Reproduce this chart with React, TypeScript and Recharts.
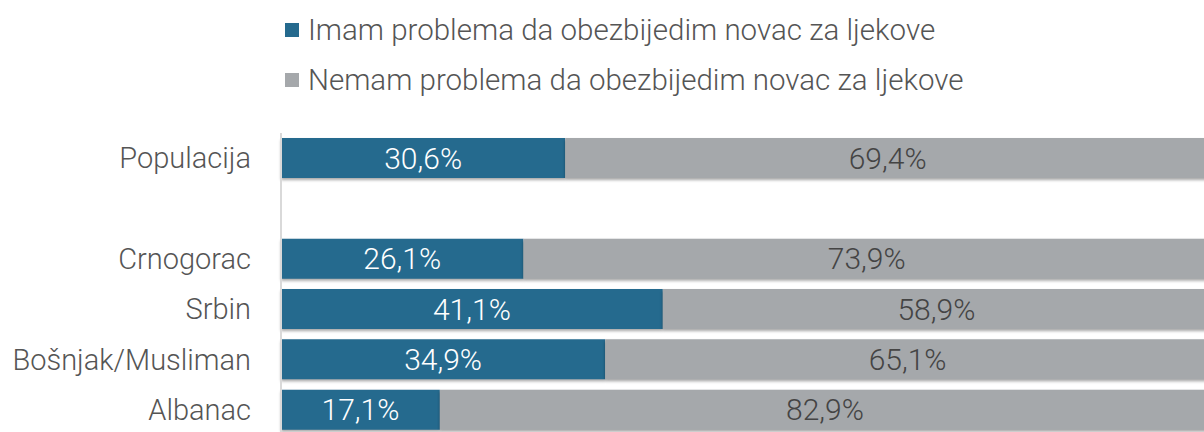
import React from 'react';
import { BarChart, Bar, XAxis, YAxis, LabelList, Rectangle } from 'recharts';

const categories = ['Populacija', ' ', 'Crnogorac', 'Srbin', 'Bošnjak/Musliman', 'Albanac'];
const imamValues: (number | null)[] = [30.6, null, 26.1, 41.1, 34.9, 17.1];
const nemamValues: (number | null)[] = [69.4, null, 73.9, 58.9, 65.1, 82.9];
const seriesNames = ['Imam problema da obezbijedim novac za ljekove', 'Nemam problema da obezbijedim novac za ljekove'];

const data = categories.map((c, i) => ({ name: c, imam: imamValues[i], nemam: nemamValues[i] }));

const BLUE = '#256A8E';
const GRAY = '#A5A8AB';
const FONT = 'Roboto, sans-serif';

const fmt = (v: any) => (v == null ? '' : `${Number(v).toFixed(1).replace('.', ',')}%`);

const ShadowBar = (props: any) => (
  <Rectangle {...props} style={{ filter: 'drop-shadow(0px 2px 1.5px rgba(0,0,0,0.35))' }} />
);

export default function App() {
  return (
    <div style={{ position: 'absolute', left: 0, top: 0, width: 1204, height: 432, overflow: 'hidden', background: '#fff', fontFamily: FONT }}>
      <div style={{ position: 'absolute', left: 285, top: 11, zIndex: 2 }}>
        {[BLUE, GRAY].map((col, i) => (
          <div key={i} style={{ display: 'flex', alignItems: 'center', height: 38, marginBottom: 12 }}>
            <div style={{ width: 14, height: 14, background: col, marginRight: 9 }} />
            <span style={{ fontSize: 29.5, fontWeight: 300, color: '#555', whiteSpace: 'nowrap' }}>{seriesNames[i]}</span>
          </div>
        ))}
      </div>
      <BarChart
        width={1210}
        height={440}
        data={data}
        layout="vertical"
        margin={{ top: 133, right: 0, left: 0, bottom: 5 }}
        barCategoryGap="10%"
      >
        <XAxis type="number" domain={[0, 100]} hide />
        <YAxis
          type="category"
          dataKey="name"
          width={281}
          tickLine={false}
          tickSize={0}
          tickMargin={30}
          axisLine={{ stroke: '#D9D9D9', strokeWidth: 2 }}
          tick={{ fontSize: 29, fontWeight: 300, fill: '#555', fontFamily: FONT }}
          interval={0}
        />
        <Bar dataKey="imam" stackId="a" fill={BLUE} isAnimationActive={false} shape={ShadowBar}>
          <LabelList dataKey="imam" position="center" formatter={fmt} style={{ fontSize: 30, fontWeight: 300, fill: '#fff', fontFamily: FONT }} />
        </Bar>
        <Bar dataKey="nemam" stackId="a" fill={GRAY} isAnimationActive={false} shape={ShadowBar}>
          <LabelList dataKey="nemam" position="center" formatter={fmt} style={{ fontSize: 30, fontWeight: 300, fill: '#444', fontFamily: FONT }} />
        </Bar>
      </BarChart>
    </div>
  );
}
☆ ☆ ☆
> [Directions]: Transcribe the material as is, with images omitted.

> [Solution to the problem]:
Reproduce this chart with React, TypeScript and Recharts.
import React from 'react';
import { BarChart, Bar, XAxis, YAxis, LabelList, Rectangle } from 'recharts';

const categories = ['Populacija', ' ', 'Crnogorac', 'Srbin', 'Bošnjak/Musliman', 'Albanac'];
const imamValues: (number | null)[] = [30.6, null, 26.1, 41.1, 34.9, 17.1];
const nemamValues: (number | null)[] = [69.4, null, 73.9, 58.9, 65.1, 82.9];
const seriesNames = ['Imam problema da obezbijedim novac za ljekove', 'Nemam problema da obezbijedim novac za ljekove'];

const data = categories.map((c, i) => ({ name: c, imam: imamValues[i], nemam: nemamValues[i] }));

const BLUE = '#256A8E';
const GRAY = '#A5A8AB';
const FONT = 'Roboto, sans-serif';

const fmt = (v: any) => (v == null ? '' : `${Number(v).toFixed(1).replace('.', ',')}%`);

const ShadowBar = (props: any) => (
  <Rectangle {...props} style={{ filter: 'drop-shadow(0px 2px 1.5px rgba(0,0,0,0.35))' }} />
);

export default function App() {
  return (
    <div style={{ position: 'absolute', left: 0, top: 0, width: 1204, height: 432, overflow: 'hidden', background: '#fff', fontFamily: FONT }}>
      <div style={{ position: 'absolute', left: 285, top: 11, zIndex: 2 }}>
        {[BLUE, GRAY].map((col, i) => (
          <div key={i} style={{ display: 'flex', alignItems: 'center', height: 38, marginBottom: 12 }}>
            <div style={{ width: 14, height: 14, background: col, marginRight: 9 }} />
            <span style={{ fontSize: 29.5, fontWeight: 300, color: '#555', whiteSpace: 'nowrap' }}>{seriesNames[i]}</span>
          </div>
        ))}
      </div>
      <BarChart
        width={1210}
        height={440}
        data={data}
        layout="vertical"
        margin={{ top: 133, right: 0, left: 0, bottom: 5 }}
        barCategoryGap="10%"
      >
        <XAxis type="number" domain={[0, 100]} hide />
        <YAxis
          type="category"
          dataKey="name"
          width={281}
          tickLine={false}
          tickSize={0}
          tickMargin={30}
          axisLine={{ stroke: '#D9D9D9', strokeWidth: 2 }}
          tick={{ fontSize: 29, fontWeight: 300, fill: '#555', fontFamily: FONT }}
          interval={0}
        />
        <Bar dataKey="imam" stackId="a" fill={BLUE} isAnimationActive={false} shape={ShadowBar}>
          <LabelList dataKey="imam" position="center" formatter={fmt} style={{ fontSize: 30, fontWeight: 300, fill: '#fff', fontFamily: FONT }} />
        </Bar>
        <Bar dataKey="nemam" stackId="a" fill={GRAY} isAnimationActive={false} shape={ShadowBar}>
          <LabelList dataKey="nemam" position="center" formatter={fmt} style={{ fontSize: 30, fontWeight: 300, fill: '#444', fontFamily: FONT }} />
        </Bar>
      </BarChart>
    </div>
  );
}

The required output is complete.